A London man who purchased Apple’s latest AI-powered home device has confirmed he primarily uses the £4,000 system to check whether he needs an umbrella.
James Hartley, 34, bought the Apple Intelligence Hub three months ago after watching a 47-minute promotional video featuring the word ‘revolutionary’ eighteen times. The device, which Apple claims can ‘orchestrate your entire digital ecosystem through intuitive natural language processing’, currently sits on his kitchen counter between a bread bin and some unopened post.
“It’s brilliant,” said Hartley, a graphic designer from Wandsworth. “I just say ‘Hey Apple, what’s the weather?’ and it tells me. Sometimes I ask what the weather will be like tomorrow as well.”
The Intelligence Hub features a neural processing unit capable of 17 trillion operations per second, spatial audio with computational room mapping, and the ability to control up to 200 connected home devices simultaneously. Hartley has connected his Hue lightbulb.

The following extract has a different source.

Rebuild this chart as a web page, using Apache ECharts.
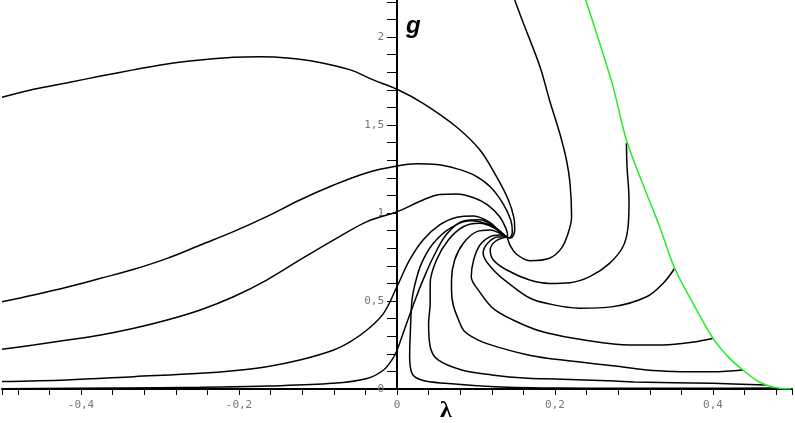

Apple’s marketing materials suggest the Hub can manage complex calendar coordination, compose emails in your personal style, and learn your preferences across 47 different categories of behaviour. Hartley remains unclear whether his counts as a preference or just looking at weather.
“I did try asking it to read my emails once,” he added. “But that felt weird. Like having someone else look at your phone.”
The device shipped with a 92-page quick-start guide, which Hartley has placed underneath it to make it slightly taller. He has not enabled 16 of the Hub’s 19 core features, including Proactive Suggestion Mode, which would have required him to grant access to his location history, browsing data, and photograph library.
Dr Emma Woodhouse, a technology anthropologist at Imperial College, said the disconnect was entirely predictable. “We see this constantly. People spend thousands on devices marketed as life-changing, then use them for the same three things their £40 version did. The weather thing is particularly common. I think we just really like knowing about weather.”
She noted that her research team had surveyed 200 owners of premium smart home devices. Seventy-three per cent primarily used them for weather, timers, or playing Radio 4.
Hartley said he has no regrets about the purchase. “It’s future-proofing, isn’t it? One day I might want to do something else with it. And the weather forecast sounds much clearer than my old Alexa. Really crisp. You can hear when it’s going to rain.”
He added that he’s considering buying Apple’s new Intelligence Display, which costs £2,800 and can show weather information with haptic feedback.